● The problem
Your task is to repeat the lines from the line with "Rebuild this chart" to the line with "ax = fig.add_axes([54/669, 201/754, (411-54)/669, 532/754])", both ends included, and nothing else. Pictures stay out of the copy.
═══ Data extract ═══
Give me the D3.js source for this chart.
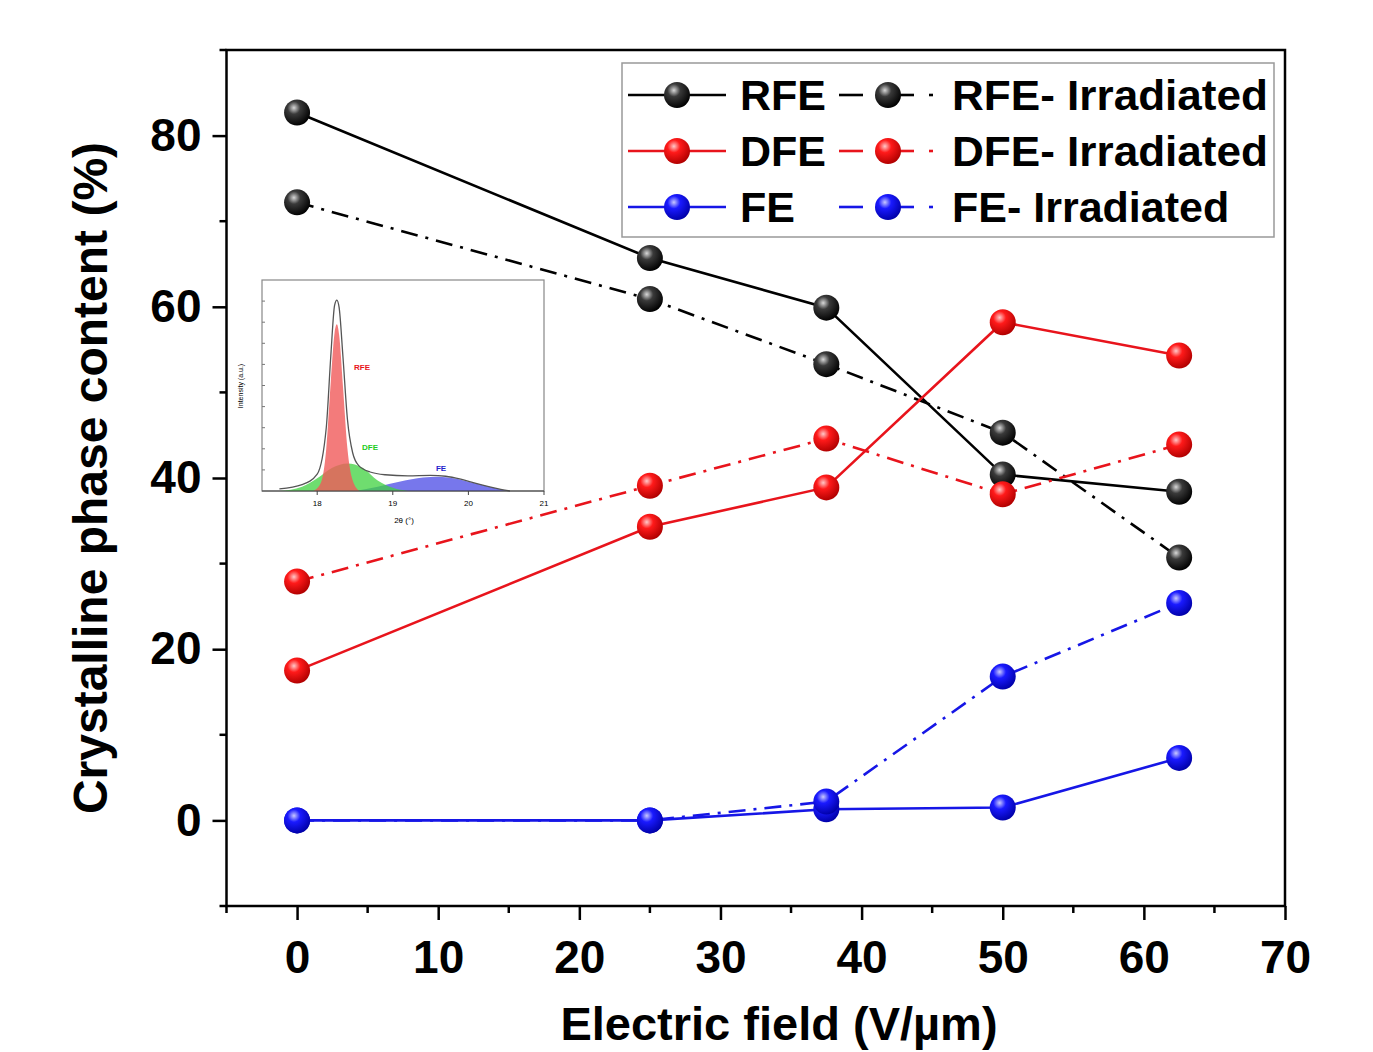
═══
═══ Data extract ═══
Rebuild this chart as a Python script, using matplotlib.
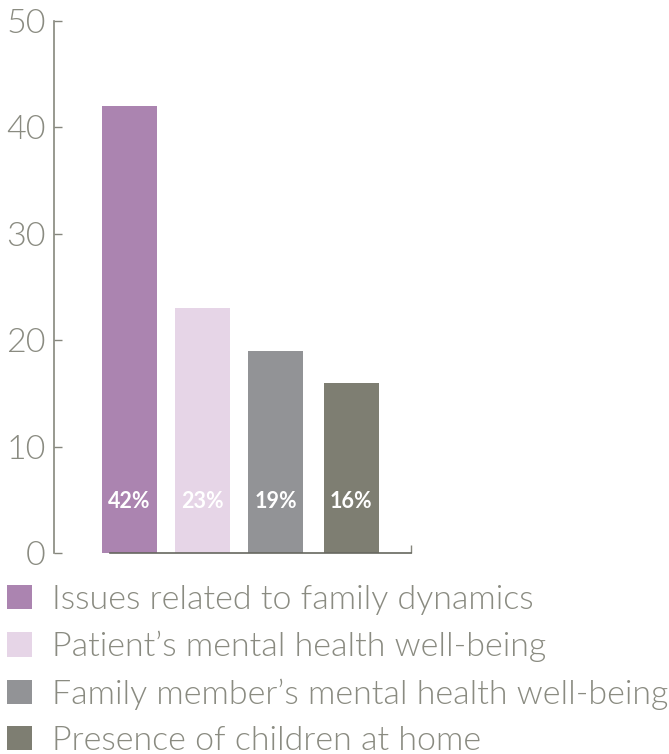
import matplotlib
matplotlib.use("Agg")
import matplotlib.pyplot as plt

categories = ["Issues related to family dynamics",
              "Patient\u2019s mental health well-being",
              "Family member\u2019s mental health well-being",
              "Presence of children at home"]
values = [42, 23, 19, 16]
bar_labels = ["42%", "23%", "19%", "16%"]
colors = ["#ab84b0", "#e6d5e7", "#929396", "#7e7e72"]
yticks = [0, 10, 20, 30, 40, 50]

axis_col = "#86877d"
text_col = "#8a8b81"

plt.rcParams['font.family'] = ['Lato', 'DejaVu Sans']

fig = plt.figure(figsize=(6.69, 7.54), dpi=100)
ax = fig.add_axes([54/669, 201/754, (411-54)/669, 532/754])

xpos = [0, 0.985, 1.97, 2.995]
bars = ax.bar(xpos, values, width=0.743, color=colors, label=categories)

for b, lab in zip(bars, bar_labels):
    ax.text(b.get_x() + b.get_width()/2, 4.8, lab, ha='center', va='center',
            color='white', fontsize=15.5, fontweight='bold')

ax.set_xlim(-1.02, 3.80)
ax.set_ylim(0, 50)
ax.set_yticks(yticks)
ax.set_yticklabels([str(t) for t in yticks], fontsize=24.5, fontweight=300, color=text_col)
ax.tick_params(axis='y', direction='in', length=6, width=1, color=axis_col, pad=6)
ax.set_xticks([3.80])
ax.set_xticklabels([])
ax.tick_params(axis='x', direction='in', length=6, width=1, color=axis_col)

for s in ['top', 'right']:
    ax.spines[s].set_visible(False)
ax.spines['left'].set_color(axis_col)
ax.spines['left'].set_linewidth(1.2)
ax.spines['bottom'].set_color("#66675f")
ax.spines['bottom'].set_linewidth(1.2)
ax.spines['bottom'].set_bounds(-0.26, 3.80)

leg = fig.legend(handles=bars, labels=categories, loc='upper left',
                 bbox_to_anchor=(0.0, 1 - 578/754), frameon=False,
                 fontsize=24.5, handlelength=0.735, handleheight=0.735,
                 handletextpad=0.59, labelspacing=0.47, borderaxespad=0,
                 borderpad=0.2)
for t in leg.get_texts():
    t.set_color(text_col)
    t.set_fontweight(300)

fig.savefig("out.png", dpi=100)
═══
═══ Data extract ═══
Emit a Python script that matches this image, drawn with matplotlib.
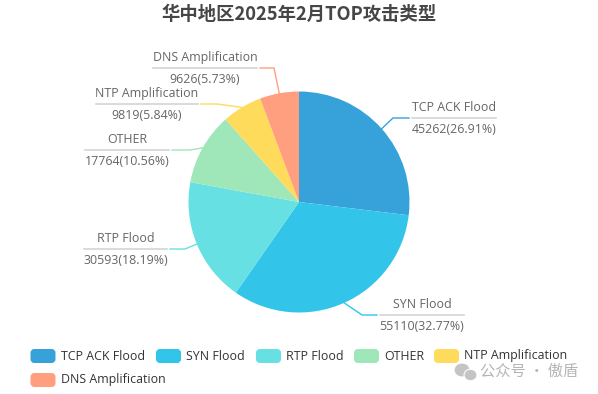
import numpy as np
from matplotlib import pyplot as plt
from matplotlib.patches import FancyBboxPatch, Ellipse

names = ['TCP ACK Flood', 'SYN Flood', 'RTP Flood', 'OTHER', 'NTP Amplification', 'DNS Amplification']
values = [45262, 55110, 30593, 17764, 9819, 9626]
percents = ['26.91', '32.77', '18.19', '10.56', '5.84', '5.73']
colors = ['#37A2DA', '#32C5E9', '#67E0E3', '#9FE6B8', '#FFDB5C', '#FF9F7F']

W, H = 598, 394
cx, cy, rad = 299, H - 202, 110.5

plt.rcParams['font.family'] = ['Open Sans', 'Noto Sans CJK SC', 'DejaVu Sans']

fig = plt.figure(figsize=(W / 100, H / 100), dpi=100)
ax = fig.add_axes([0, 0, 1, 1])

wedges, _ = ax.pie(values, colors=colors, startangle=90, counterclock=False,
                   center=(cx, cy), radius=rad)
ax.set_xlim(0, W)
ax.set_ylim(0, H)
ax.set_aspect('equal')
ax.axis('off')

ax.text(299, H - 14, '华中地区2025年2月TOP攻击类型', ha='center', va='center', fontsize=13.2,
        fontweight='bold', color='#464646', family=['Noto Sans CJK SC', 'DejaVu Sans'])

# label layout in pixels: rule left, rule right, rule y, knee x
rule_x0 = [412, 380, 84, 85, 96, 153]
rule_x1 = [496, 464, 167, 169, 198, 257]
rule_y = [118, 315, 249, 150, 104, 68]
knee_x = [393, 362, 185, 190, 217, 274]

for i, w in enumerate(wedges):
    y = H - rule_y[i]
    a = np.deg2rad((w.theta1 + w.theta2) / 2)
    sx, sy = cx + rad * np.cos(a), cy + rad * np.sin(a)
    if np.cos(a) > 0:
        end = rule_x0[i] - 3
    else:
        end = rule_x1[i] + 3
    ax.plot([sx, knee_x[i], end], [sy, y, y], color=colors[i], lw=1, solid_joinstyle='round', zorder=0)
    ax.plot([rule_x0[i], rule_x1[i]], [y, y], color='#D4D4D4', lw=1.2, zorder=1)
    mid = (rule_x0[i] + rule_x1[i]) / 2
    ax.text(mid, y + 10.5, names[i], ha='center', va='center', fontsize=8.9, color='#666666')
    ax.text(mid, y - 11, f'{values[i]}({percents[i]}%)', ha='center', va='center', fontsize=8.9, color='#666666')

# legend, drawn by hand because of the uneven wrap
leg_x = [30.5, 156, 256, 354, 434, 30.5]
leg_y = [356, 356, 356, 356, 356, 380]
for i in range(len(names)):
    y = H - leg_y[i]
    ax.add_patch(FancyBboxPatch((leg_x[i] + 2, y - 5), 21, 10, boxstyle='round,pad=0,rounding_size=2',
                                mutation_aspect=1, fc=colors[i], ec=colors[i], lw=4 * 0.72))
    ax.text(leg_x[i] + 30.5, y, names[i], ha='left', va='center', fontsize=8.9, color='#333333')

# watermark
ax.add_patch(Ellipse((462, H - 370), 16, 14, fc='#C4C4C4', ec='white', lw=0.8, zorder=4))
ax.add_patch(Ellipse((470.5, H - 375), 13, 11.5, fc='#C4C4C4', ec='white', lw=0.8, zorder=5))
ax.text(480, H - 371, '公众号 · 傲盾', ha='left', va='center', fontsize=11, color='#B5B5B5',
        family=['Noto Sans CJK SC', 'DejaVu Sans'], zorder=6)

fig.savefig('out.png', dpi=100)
═══
● Response below
Rebuild this chart as a Python script, using matplotlib.
import matplotlib
matplotlib.use("Agg")
import matplotlib.pyplot as plt

categories = ["Issues related to family dynamics",
              "Patient\u2019s mental health well-being",
              "Family member\u2019s mental health well-being",
              "Presence of children at home"]
values = [42, 23, 19, 16]
bar_labels = ["42%", "23%", "19%", "16%"]
colors = ["#ab84b0", "#e6d5e7", "#929396", "#7e7e72"]
yticks = [0, 10, 20, 30, 40, 50]

axis_col = "#86877d"
text_col = "#8a8b81"

plt.rcParams['font.family'] = ['Lato', 'DejaVu Sans']

fig = plt.figure(figsize=(6.69, 7.54), dpi=100)
ax = fig.add_axes([54/669, 201/754, (411-54)/669, 532/754])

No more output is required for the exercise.